でも、ヒデさんはピッチを離れると優しかったです(笑)。ヒデさんはマツさん(故・松田直樹)とか(1995年の)ワールドユースを戦った世代、僕は(2000年の)シドニーオリンピックを戦ったヤナギ(柳沢敦)や黄金世代のイナ(稲本)と中田浩二、それにアレックス(三都主アレサンドロ)とかはよく一緒にいましたけど、食事会場や練習場へ行く時にサッカーだけでなくたわいもない話をして、よく全体を見ているなと思いました。僕とはそこまで年齢の差はなくて、お兄さんみたいな感じでした」
同じ右サイドを担った松田直樹とは絶妙な信頼関係を構築
日韓W杯の日本代表と言えば、直前の欧州遠征でメンバーから外れていた34歳の中山雅史、31歳の秋田豊と経験豊富なベテランがサプライズ選出されたことも話題となった。最年長の中山は、グループリーグ第2戦のロシア戦(1-0)で後半27分から途中出場したのみ、秋田は大会を通して出番はなかったが、2人は控えの立場を理解したうえで、先頭に立ってチームを盛り上げていった。その真摯な姿勢に、明神も刺激を受けたという。
「直前の合宿にはいなかったゴン(中山)さん、秋田さんがチームのことを盛り上げて、支えてくれました。ピッチ外で細かいところまで声をかけてくれて、締めるところは締める。
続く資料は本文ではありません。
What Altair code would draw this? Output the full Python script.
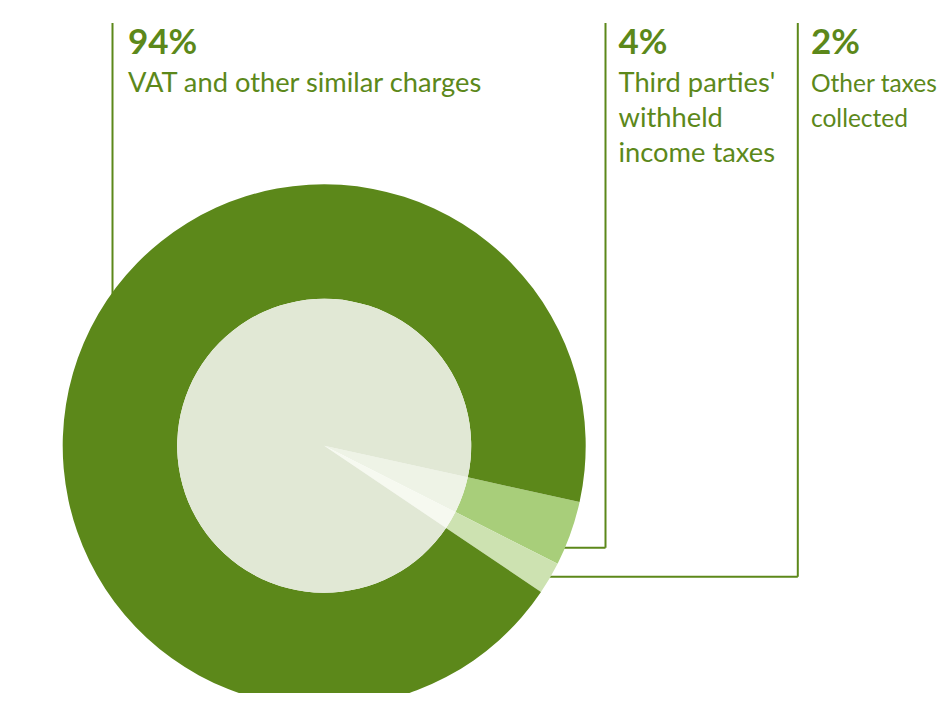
import math
import altair as alt
import pandas as pd

# ---- data ----
categories = ["Third parties' withheld income taxes", "Other taxes collected", "VAT and other similar charges"]
values = [4, 2, 94]
order = [0, 1, 2]
label_lines = [["Third parties'", "withheld", "income taxes"], ["Other taxes", "collected"], ["VAT and other similar charges"]]

outer_colors = ["#a8ce7a", "#cde2b1", "#5c881a"]
inner_colors = ["#eef3e6", "#f6f9f0", "#e1e8d5"]
GREEN = "#5c881a"

df = pd.DataFrame({"category": categories, "value": values, "order": order})

W, H = 932, 685
cx, cy = 316.2, 437.8
R_OUT, R_IN = 261.5, 147
start = math.radians(102.4)

theta = alt.Theta("value:Q", stack=True, scale=alt.Scale(range=[start, start + 2 * math.pi]))

outer = alt.Chart(df).mark_arc(outerRadius=R_OUT, innerRadius=R_IN, strokeWidth=0).encode(
    theta=theta,
    color=alt.Color("category:N", scale=alt.Scale(domain=categories, range=outer_colors), legend=None),
    order=alt.Order("order:Q"),
    x=alt.value(cx), y=alt.value(cy),
)
inner = alt.Chart(df).mark_arc(outerRadius=R_IN, innerRadius=0, strokeWidth=0).encode(
    theta=theta,
    color=alt.Color("category:N", scale=alt.Scale(domain=categories, range=inner_colors), legend=None),
    order=alt.Order("order:Q"),
    x=alt.value(cx), y=alt.value(cy),
)

base = alt.Chart(pd.DataFrame({"d": [0]}))

def vline(x, y1, y2):
    return base.mark_rule(color=GREEN, strokeWidth=2).encode(x=alt.value(x), y=alt.value(y1), y2=alt.value(y2))

def hline(x1, x2, y):
    return base.mark_rule(color=GREEN, strokeWidth=2).encode(x=alt.value(x1), x2=alt.value(x2), y=alt.value(y))

rules = [
    vline(104.5, 15, 300),
    vline(597.5, 15, 539.7), hline(545, 597.5, 539.7),
    vline(789.8, 15, 568.7), hline(530, 789.8, 568.7),
]

FONT = "Lato"
text_pos = {2: 120, 0: 610.5, 1: 803.0}
label_size = {2: 27.3, 0: 27.3, 1: 24.5}
texts = []
for i in [2, 0, 1]:
    x = text_pos[i]
    texts.append(base.mark_text(align="left", baseline="alphabetic", font=FONT, fontSize=35,
                                fontWeight="bold", color=GREEN).encode(
        x=alt.value(x), y=alt.value(46), text=alt.value(f"{values[i]}%")))
    texts.append(base.mark_text(align="left", baseline="alphabetic", font=FONT, fontSize=label_size[i],
                                lineHeight=35, color=GREEN).encode(
        x=alt.value(x), y=alt.value(83.7), text=alt.value(label_lines[i])))

chart = alt.layer(*rules, outer, inner, *texts).resolve_scale(color="independent").properties(
    width=W, height=H, padding=0, autosize=alt.AutoSizeParams(type="none")
).configure_view(strokeWidth=0)

chart.save("out.html", embed_options={"renderer": "svg", "actions": False})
でも、ただサポートに徹するだけではなくて、2人から『俺も試合に出てやる!』という強い想いや練習に対する熱い姿勢が伝わってきました。それを間近で見ていた下の世代は『ピッチで自分の100%を出さないといけない』と思いました」
日本はグループリーグ初戦でベルギー代表に2-2と引き分けたが、続くロシア戦は稲本の2試合連続ゴールで歴史的なW杯初勝利。試合後のロッカールームには当時の小泉純一郎首相が駆け付けて祝福したことは語り草だが、その場の雰囲気にチームワークの良さを感じたと明神は語る。
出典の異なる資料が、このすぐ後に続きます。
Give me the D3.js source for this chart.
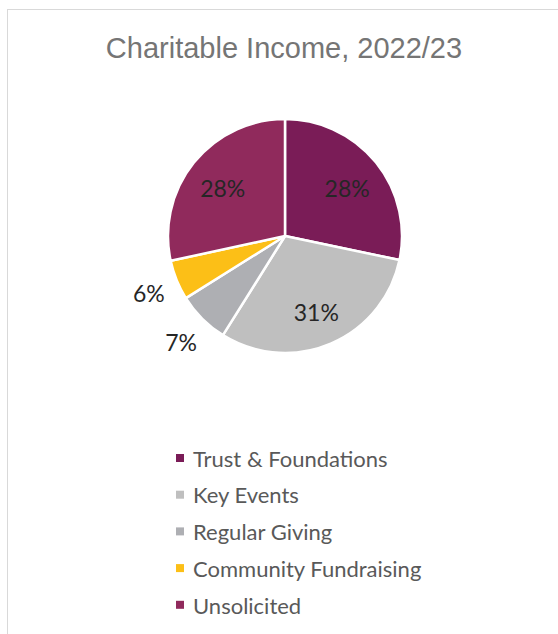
<!DOCTYPE html>
<html><head><meta charset="utf-8">
<script src="https://cdn.jsdelivr.net/npm/d3@7"></script>
<style>html,body{margin:0;padding:0;background:#fff;overflow:hidden}</style>
</head><body>
<svg id="chart" width="558" height="634"></svg>
<script>
const title = "Charitable Income, 2022/23";
const categories = ["Trust & Foundations", "Key Events", "Regular Giving", "Community Fundraising", "Unsolicited"];
const values = [28.3, 30.6, 7.2, 5.5, 28.4];
const colors = ["#7A1C57", "#BFBFBF", "#AEAFB3", "#FCBF17", "#902A5C"];

const svg = d3.select("#chart");
svg.append("rect").attr("x", 7.5).attr("y", 9.5).attr("width", 600).attr("height", 700)
  .attr("fill", "#fff").attr("stroke", "#D9D9D9").attr("stroke-width", 1);

svg.append("text").attr("x", 284).attr("y", 58).attr("text-anchor", "middle")
  .attr("font-family", "Liberation Sans, Arial, sans-serif").attr("font-size", 29)
  .attr("fill", "#757575").text(title);

const cx = 285, cy = 236, r = 117;
const total = d3.sum(values);
const pie = d3.pie().sort(null).value(d => d.v);
const data = categories.map((c, i) => ({c, v: values[i], col: colors[i]}));
const arcs = pie(data);
const arc = d3.arc().innerRadius(0).outerRadius(r);
const inLabel = d3.arc().innerRadius(80).outerRadius(80);
const outLabel = d3.arc().innerRadius(147).outerRadius(147);

const g = svg.append("g").attr("transform", `translate(${cx},${cy})`);
g.selectAll("path").data(arcs).join("path")
  .attr("d", arc).attr("fill", d => d.data.col)
  .attr("stroke", "#fff").attr("stroke-width", 2.5).attr("stroke-linejoin", "round");

g.selectAll("text.lbl").data(arcs).join("text").attr("class", "lbl")
  .attr("transform", d => {
    const p = (d.data.v / total < 0.1 ? outLabel : inLabel).centroid(d);
    return `translate(${p[0]},${p[1] + 3})`;
  })
  .attr("text-anchor", "middle").attr("dy", "0.35em")
  .attr("font-family", "Lato, Carlito, Calibri, sans-serif").attr("font-size", 23)
  .attr("fill", "#262626")
  .text(d => Math.round(d.data.v / total * 100) + "%");

const legend = svg.append("g");
const rows = legend.selectAll("g").data(data).join("g")
  .attr("transform", (d, i) => `translate(176,${458 + i * 36.7})`);
rows.append("rect").attr("x", 0).attr("y", -4).attr("width", 8).attr("height", 8).attr("fill", d => d.col);
rows.append("text").attr("x", 17).attr("y", 1).attr("dy", "0.35em")
  .attr("font-family", "Lato, Carlito, Calibri, sans-serif").attr("font-size", 22)
  .attr("fill", "#595959").text(d => d.c);
</script>
</body></html>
「小泉首相は何人もSPの方がいるなかでロッカールームに入ってきてくださって、選手たちを盛り上げてくれる温かさ、親しみやすさを感じました。2001年5月、相撲の横綱・貴乃花さんが右膝を亜脱臼しながら優勝して、小泉首相が表彰式で『感動した!』と賛辞を送ったことが話題になりましたが、ゴンさんが小泉首相に『感動しましたか?』と(笑)。即興で首相に訊いて、『感動した!』という言葉が出て、『おおー!』と盛り上がったのを覚えています。小泉首相の温かさ、ゴンさんの空気作り、とてもいいチームワークでした」
フィリップ・トルシエ監督が採用した3-5-2システムの中で、明神は右ウイングバックながら中盤センターのスペースも埋めてみせた。“フラット3”の右ストッパーを務めた松田とは、「苦しくなったらパスを出すんで頼みます」と伝えていたとおり、苦しい状況に陥った時にフォローしてくれる絶妙な関係性だった。
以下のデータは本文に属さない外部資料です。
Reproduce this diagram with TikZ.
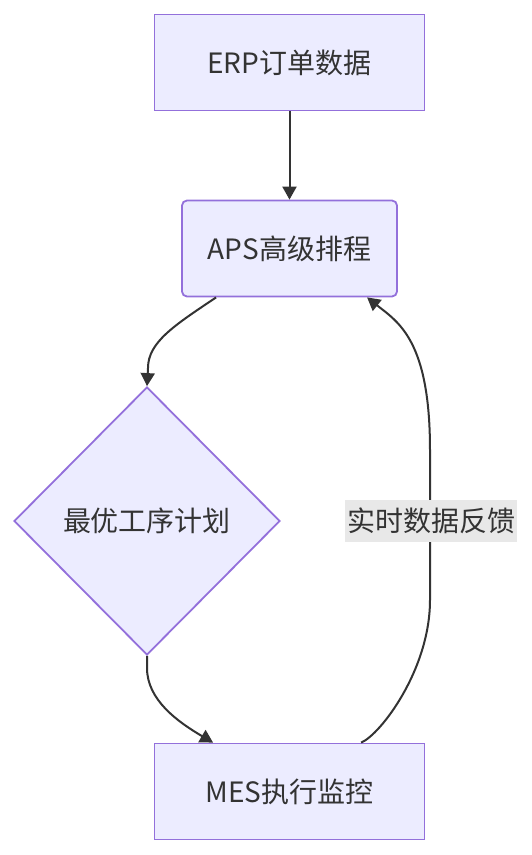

「(グループリーグ)2試合目のロシア戦、僕は試合直前にスタメンで出ることが決まりました。マツさんには、『右サイドでしっかり守備するので、攻撃で苦しくなったらもうバックパスするんで頼みます』と、同じ右サイドを担当する選手同士、ちょっとしたコミュニケーションを図ったら、『任しとけ』『頼んだよ、ミョウちゃん』みたいな感じでした(笑)。(1歳年上の)マツさんとはお互いに仲良くしていたので、ピッチ上では信頼し合っていい関係を築けていたと思います」
忘れられないトルコ戦の苦い思い出
グループリーグ2勝1分で決勝トーナメント進出を果たした日本は、ベスト16でトルコと対戦。前半12分にミスから与えたコーナーキック(CK)で失点し、鈴木隆行と市川大祐を投入した後半開始から明神は右ウイングバックからボランチへとポジションを移したが、1点が遠く、0-1で敗れた。「トルコ戦のことはあまり覚えていない」という明神の中で、後半18分に鈴木隆行からパスを受け、ペナルティーエリア外の左45度付近から右足でミドルシュートを放つも、しっかりミートできずに枠を捉えることができなかったシーンは、苦い記憶として頭に残っている。
「自分の攻撃力をどう上げていくかという思いがあったなかで、そこでゴールを決める、枠に飛ばせるように力を上げていかないといけないと痛感しました。チームのまとまり、戦術・規律は高いものがあっただけに、ベスト16という結果は悔しいの一言でした。自国開催ということもあってグループリーグはロシア、ベルギー、チュニジアで、決勝トーナメント1回戦がトルコ。今年のカタールW杯で日本がドイツ、スペインと同居したように、世界トップクラスの国が入ってくる確率が高いなかで、組合せで言えば、日韓W杯はもっと上に行けたんじゃないかと思います」。
明神は日韓W杯後も柏レイソル、ガンバ大阪、名古屋グランパス、AC長野パルセイロでプレーし、41歳まで現役を続けた。W杯の経験はキャリアにどのような効果をもたらしたのか。
「ベスト16に行った喜びよりも、自国開催のW杯で日本代表のユニフォームを着て戦えたのは名誉なこと。大会から20年が経っても当時を振り返る機会をいただくと、自分がそういう舞台でプレーしていたんだと思い出します。あの日韓W杯はどの大会よりもいろんなシーンを覚えているし、記憶に残っている出来事が多いです。『あのW杯の基準を常に目指して戦わないといけない』と意識は間違いなく上がりましたし、日本代表を背負って戦ったメンバーと見られるプレッシャーがあるわけで、自分を強くしてもらいました」
引退して、指導者へと転身した明神の中で日韓W杯は今なお特別な大会だ。
(文中敬称略)
[プロフィール]
明神智和(みょうじん・ともかず)/1978年1月24日生まれ、兵庫県出身。柏ユース―柏―ガンバ大阪―名古屋―長野。J1通算497試合26得点、J2通算20試合0得点、J3通算38試合0得点、日本代表通算26試合3得点。シドニー五輪や日韓W杯でも活躍した職人タイプのボランチ。2020年から古巣であるガンバ大阪アカデミーのコーチを務め、日本サッカー界の発展に尽力する。